== What is required ==
What is the number of lines holding the word "chart"? Write that number and nothing else.

== Data lines ==
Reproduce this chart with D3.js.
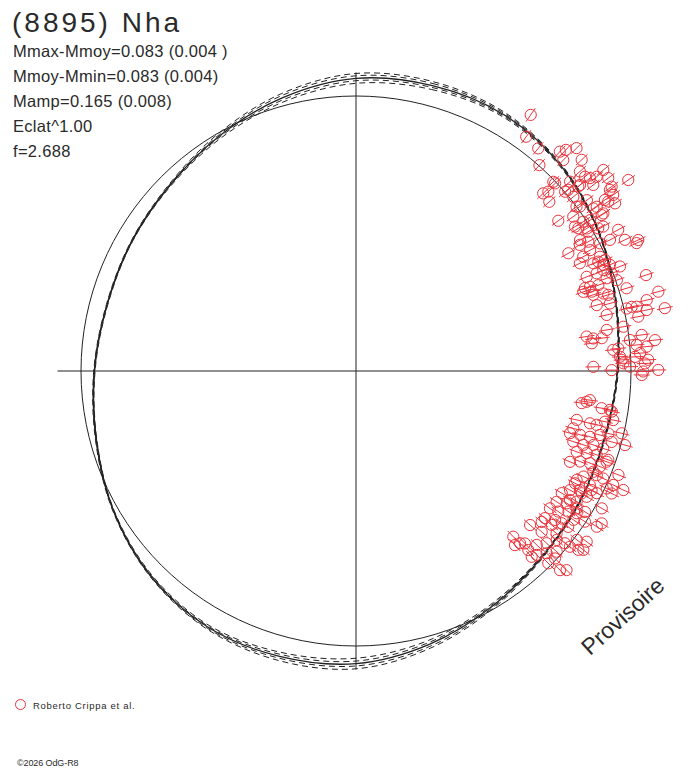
<!DOCTYPE html>
<html>
<head>
<meta charset="utf-8">
<script src="https://cdn.jsdelivr.net/npm/d3@7"></script>
<style>
  body { margin: 0; background: #fff; }
  svg text { font-family: "Liberation Sans", Arial, sans-serif; fill: #2a2a2a; }
</style>
</head>
<body>
<div id="chart"></div>
<script>
// rotational phase in degrees (0 = top, clockwise) and magnitude offset vs mean
const obsPhase = [34.3,36.0,39.3,41.7,42.9,43.5,44.7,44.5,46.9,46.2,46.5,48.8,53.4,49.5,48.3,50.5,50.9,52.6,54.95,54.2,
  51.9,50.3,51.3,53.7,53.5,55.7,56.1,55.6,57.1,57.5,57.2,54.6,57.3,59.05,59.7,61.7,64.0,65.1,65.5,62.7,
  62.4,59.7,60.6,62.7,61.0,63.3,64.9,66.8,67.3,68.4,64.3,65.6,71.7,67.8,67.9,69.7,70.8,73.0,70.2,70.8,
  72.2,72.6,75.1,74.7,77.4,77.1,76.3,75.3,78.5,78.15,79.1,77.0,81.5,82.2,82.4,80.7,83.55,82.8,84.1,85.3,
  85.1,86.4,85.2,84.7,88.35,89.1,89.0,89.8,88.5,89.8,90.1,86.9,90.8,97.1,
  60.9,65.7,66.0,67.8,69.1,70.1,71.4,70.5,73.2,76.9,83.3,80.6,87.1,87.8,87.6,
  49.7,51.1,54.5,55.5,50.3,48.5,49.4,53.3,55.6,57.6,56.7,56.6,58.3,59.5,46.7,47.0,
  97.6,98.1,98.6,98.7,102.5,104.8,102.6,102.6,101.5,100.8,106.2,105.9,105.7,104.7,103.9,103.2,105.4,108.0,108.0,107.3,
  107.4,110.1,109.6,109.2,113.0,112.0,111.5,111.4,109.4,113.0,114.9,116.3,113.5,111.6,113.9,114.0,115.1,116.0,118.0,119.1,
  120.7,118.6,116.9,120.6,122.1,123.1,125.3,124.8,123.5,122.8,119.2,121.8,122.9,131.5,129.1,128.2,130.9,126.5,126.3,129.0,
  136.5,136.4,137.6,135.6,133.9,132.1,130.1,129.5,127.4,126.5,128.2,135.5,133.7,132.0,129.4,135.0,133.3,134.3,133.4,128.8,
  136.6,99.0,105.5,109.9,
  113.4,117.15,116.8,115.6,118.45,121.1,121.9,121.6,127.9,126.8,124.4,123.35,136.1];
const obsMag = [0.149,0.062,0.054,0.003,0.104,0.127,0.164,0.088,0.145,-0.007,-0.072,-0.077,-0.098,0.017,0.106,0.120,0.186,0.181,0.245,0.171,
  0.113,0.069,0.015,0.012,0.052,0.070,0.123,0.156,0.143,0.078,0.015,-0.036,-0.046,-0.018,0.048,0.097,0.103,0.154,0.142,0.046,
  0.002,-0.066,-0.077,-0.049,-0.137,-0.088,-0.024,-0.025,0.001,0.038,-0.113,-0.061,0.130,-0.110,-0.065,-0.033,0.005,0.034,-0.112,-0.146,
  -0.110,-0.067,-0.052,-0.108,-0.077,0.055,0.103,0.160,0.171,0.094,0.053,0.012,-0.178,-0.151,-0.115,-0.089,0.003,0.055,0.109,-0.072,
  -0.050,0.041,0.071,0.029,-0.032,-0.004,-0.160,-0.082,0.060,0.116,0.052,-0.045,0.046,-0.167,
  -0.039,-0.039,-0.010,-0.034,-0.006,-0.134,-0.112,-0.076,-0.049,0.034,-0.160,-0.017,0.019,0.074,-0.039,
  0.108,0.146,0.157,0.115,0.059,0.046,0.002,0.000,0.054,0.068,-0.013,-0.054,-0.016,0.026,-0.006,-0.051,
  -0.180,-0.200,-0.113,-0.077,-0.208,-0.214,-0.150,-0.121,-0.089,-0.056,-0.222,-0.179,-0.136,-0.097,-0.064,-0.009,0.017,-0.198,-0.153,-0.112,
  -0.068,-0.170,-0.128,-0.086,-0.181,-0.142,-0.100,-0.055,-0.032,-0.073,-0.103,-0.123,-0.023,0.031,0.027,0.075,0.008,-0.063,-0.091,-0.128,
  -0.152,-0.052,-0.021,-0.079,-0.111,-0.151,-0.159,-0.122,-0.086,-0.053,0.028,0.060,0.050,-0.181,-0.152,-0.111,-0.125,-0.081,-0.050,-0.072,
  -0.198,-0.158,-0.167,-0.143,-0.103,-0.077,-0.054,-0.018,0.013,0.051,0.061,-0.073,-0.048,-0.021,0.008,-0.013,-0.007,0.043,0.063,0.044,
  -0.082,-0.068,-0.041,-0.036,
  -0.054,-0.123,-0.047,0.036,-0.078,-0.107,-0.064,-0.026,-0.151,-0.112,-0.049,-0.004,-0.113];
const obsErr = 0.034;

// Fourier fit and its uncertainty curves (mag vs phase)
const fitPhase = [0,15,30,45,60,75,90,105,120,135,150,165,180,195,210,225,240,255,270,285,300,315,330,345];
const fitMag  = [0.075,0.087,0.089,0.064,0.021,-0.026,-0.057,-0.074,-0.068,-0.051,-0.013,0.034,0.075,0.087,0.089,0.064,0.021,-0.026,-0.057,-0.074,-0.068,-0.051,-0.013,0.034];
const fitMagA = [0.096,0.104,0.099,0.069,0.024,-0.023,-0.054,-0.071,-0.065,-0.046,-0.003,0.051,0.097,0.105,0.098,0.068,0.024,-0.023,-0.054,-0.071,-0.065,-0.046,-0.002,0.052];
const fitMagB = [0.086,0.096,0.094,0.067,0.023,-0.025,-0.056,-0.073,-0.067,-0.049,-0.008,0.043,0.085,0.095,0.094,0.066,0.022,-0.025,-0.056,-0.073,-0.067,-0.049,-0.008,0.044];
const fitMagC = [0.065,0.079,0.084,0.062,0.020,-0.028,-0.059,-0.076,-0.070,-0.054,-0.018,0.026,0.064,0.078,0.085,0.061,0.020,-0.028,-0.058,-0.075,-0.070,-0.053,-0.018,0.025];
const fitMagD = [0.054,0.070,0.079,0.059,0.018,-0.029,-0.060,-0.077,-0.071,-0.056,-0.023,0.017,0.052,0.069,0.080,0.058,0.018,-0.029,-0.060,-0.077,-0.071,-0.056,-0.024,0.016];

const infoLines = ["Mmax-Mmoy=0.083 (0.004 )", "Mmoy-Mmin=0.083 (0.004)", "Mamp=0.165 (0.008)", "Eclat^1.00", "f=2.688"];

const width = 688, height = 768,
      cx = 356, cy = 371;

const svg = d3.select("#chart").append("svg")
    .attr("width", width)
    .attr("height", height);

let angle = d3.scaleLinear().domain([0, 360]).range([0, 2 * Math.PI]);
let r = d3.scaleLinear().domain([0, 0.1]).range([275, 298.5]); // mean mag sits on the reference circle

const plot = svg.append("g").attr("transform", `translate(${cx},${cy})`);

// axes through the centre
const rMax = r(0.1);
plot.append("line").attr("x1", -rMax).attr("x2", rMax).attr("y1", 0).attr("y2", 0)
    .attr("stroke", "#222").attr("stroke-width", 1);
plot.append("line").attr("x1", 0).attr("x2", 0).attr("y1", -rMax).attr("y2", rMax)
    .attr("stroke", "#222").attr("stroke-width", 1);

// reference circle (mean magnitude)
plot.append("circle").attr("r", r(0)).attr("fill", "none")
    .attr("stroke", "#222").attr("stroke-width", 1);

let radial = d3.lineRadial()
    .angle(d => angle(d[0]))
    .radius(d => r(d[1]))
    .curve(d3.curveCatmullRomClosed);

for (let m of [fitMagA, fitMagB, fitMagC, fitMagD]) {
    plot.append("path")
        .attr("d", radial(fitPhase.map((p, i) => [p, m[i]])))
        .attr("fill", "none")
        .attr("stroke", "#222")
        .attr("stroke-width", 1)
        .attr("stroke-dasharray", "6,4");
}
plot.append("path")
    .attr("d", radial(fitPhase.map((p, i) => [p, fitMag[i]])))
    .attr("fill", "none")
    .attr("stroke", "#222")
    .attr("stroke-width", 1.3);

// observations
const obs = obsPhase.map((p, i) => ({ phase: p, mag: obsMag[i] }));
const red = "#e8343c";

let pt = plot.selectAll(".obs")
    .data(obs)
    .join("g")
    .attr("class", "obs");

pt.append("line")
    .attr("x1", d => d3.pointRadial(angle(d.phase), r(d.mag - obsErr))[0])
    .attr("y1", d => d3.pointRadial(angle(d.phase), r(d.mag - obsErr))[1])
    .attr("x2", d => d3.pointRadial(angle(d.phase), r(d.mag + obsErr))[0])
    .attr("y2", d => d3.pointRadial(angle(d.phase), r(d.mag + obsErr))[1])
    .attr("stroke", red).attr("stroke-width", 1);

pt.append("circle")
    .attr("cx", d => d3.pointRadial(angle(d.phase), r(d.mag))[0])
    .attr("cy", d => d3.pointRadial(angle(d.phase), r(d.mag))[1])
    .attr("r", 5.6)
    .attr("fill", "none")
    .attr("stroke", red).attr("stroke-width", 1);

// header texts
svg.append("text").attr("x", 12).attr("y", 31.5)
    .style("font-size", "28px").style("letter-spacing", "3px")
    .text("(8895) Nha");

svg.selectAll(".info")
    .data(infoLines)
    .join("text")
    .attr("class", "info")
    .attr("x", 13)
    .attr("y", (d, i) => 57 + i * 25)
    .style("font-size", "16.5px")
    .style("letter-spacing", "0.3px")
    .text(d => d);

// watermark
svg.append("text")
    .attr("transform", "translate(628,622) rotate(-42)")
    .attr("text-anchor", "middle")
    .style("font-size", "23px")
    .text("Provisoire");

// legend
svg.append("circle").attr("cx", 20.5).attr("cy", 704.5).attr("r", 5)
    .attr("fill", "none").attr("stroke", red).attr("stroke-width", 1);
svg.append("text").attr("x", 33).attr("y", 709)
    .style("font-size", "9.5px").style("letter-spacing", "0.7px")
    .text("Roberto Crippa et al.");

svg.append("text").attr("x", 17).attr("y", 766)
    .style("font-size", "9px").style("letter-spacing", "-0.1px")
    .text("©2026 OdG-R8");
</script>
</body>
</html>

== Solution to this exercise ==
3